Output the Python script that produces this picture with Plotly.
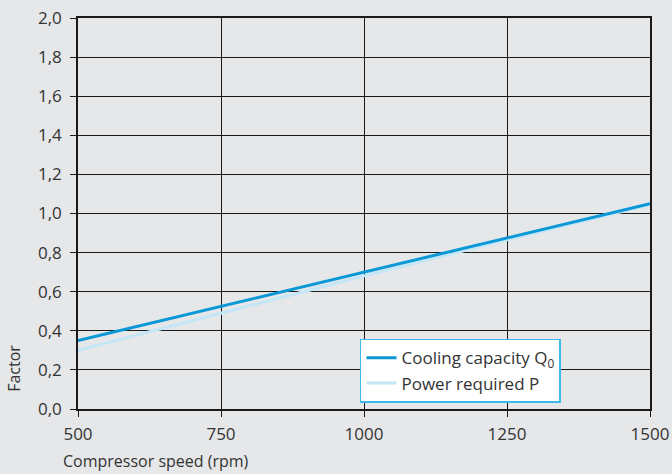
import plotly.graph_objects as go

speed = [500, 750, 1000, 1250, 1500]
cooling_capacity = [0.35, 0.525, 0.70, 0.875, 1.05]
power_required = [0.30, 0.49, 0.68, 0.865, 1.045]

BG = "#e6e7e9"
FONT = "Open Sans, Lato, sans-serif"
TEXT = "#333333"

fig = go.Figure()

# power drawn first so the darker line sits on top
fig.add_trace(go.Scatter(
    x=speed, y=power_required, mode="lines", name="Power required P",
    line=dict(color="#c4e6f7", width=3), legendrank=2,
))
fig.add_trace(go.Scatter(
    x=speed, y=cooling_capacity, mode="lines", name="Cooling capacity Q<sub>0</sub>",
    line=dict(color="#0a98d6", width=3), legendrank=1,
))

fig.update_layout(
    width=672, height=474,
    paper_bgcolor=BG, plot_bgcolor=BG,
    margin=dict(l=78, r=22, t=18, b=65),
    font=dict(family=FONT, size=17, color=TEXT),
    separators=",.",
    showlegend=True,
    legend=dict(
        x=0.493, y=0.016, xanchor="left", yanchor="bottom",
        bgcolor="white", bordercolor="#3bb9e8", borderwidth=1.5,
        font=dict(size=17, color=TEXT),
        tracegroupgap=0, itemwidth=30,
    ),
)

fig.update_xaxes(
    range=[500, 1500], tickvals=[500, 750, 1000, 1250, 1500],
    showgrid=True, gridcolor="#1a1a1a", gridwidth=1,
    showline=True, linecolor="#1a1a1a", linewidth=2, mirror=True,
    ticks="outside", ticklen=6, tickcolor="#1a1a1a", zeroline=False,
    ticklabelstandoff=3, automargin=False,
)
fig.update_yaxes(
    range=[0, 2.0], dtick=0.2, tickformat=".1f",
    showgrid=True, gridcolor="#1a1a1a", gridwidth=1,
    showline=True, linecolor="#1a1a1a", linewidth=1.5, mirror=True,
    ticks="outside", ticklen=6, tickcolor="#1a1a1a", zeroline=False,
    ticklabelstandoff=5, automargin=False,
)

fig.add_annotation(
    text="Factor", xref="paper", yref="paper", x=-0.112, y=0.04,
    xanchor="center", yanchor="bottom", textangle=-90, showarrow=False,
    font=dict(size=16, color=TEXT),
)
fig.add_annotation(
    text="Compressor speed (rpm)", xref="paper", yref="paper", x=-0.03, y=-0.134,
    xanchor="left", yanchor="middle", showarrow=False,
    font=dict(size=16, color=TEXT),
)

fig.write_html(
    "out.html",
    config={"displayModeBar": False},
    post_script="document.body.style.margin='0';document.body.style.overflow='hidden';",
)
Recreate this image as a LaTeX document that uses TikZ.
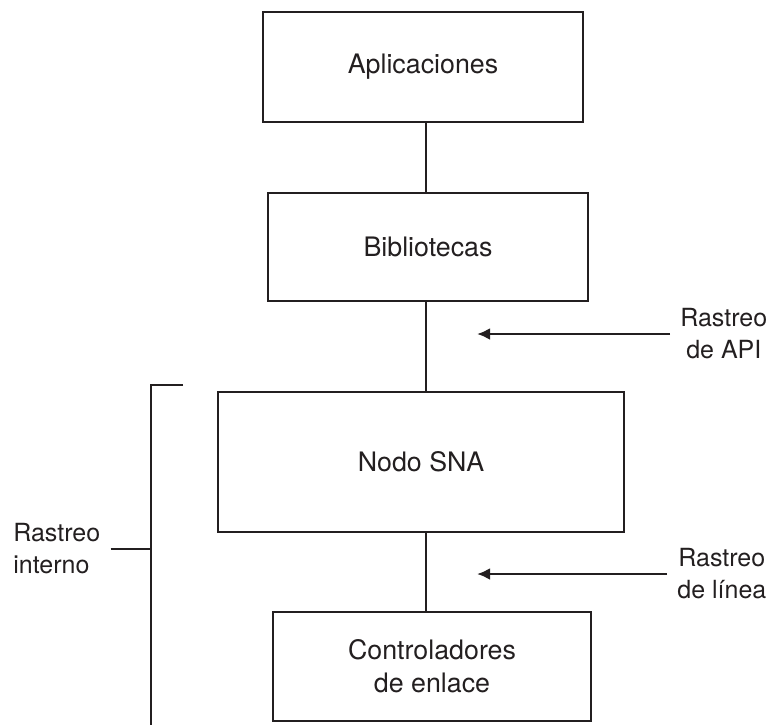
--------------------
▶ **Written task**
Pictures excluded, repeat the records exactly from their opening line through the line containing "power_required = [0.30, 0.49, 0.68, 0.865, 1.045]".

▶ **Result of this exercise**
Output the Python script that produces this picture with Plotly.
import plotly.graph_objects as go

speed = [500, 750, 1000, 1250, 1500]
cooling_capacity = [0.35, 0.525, 0.70, 0.875, 1.05]
power_required = [0.30, 0.49, 0.68, 0.865, 1.045]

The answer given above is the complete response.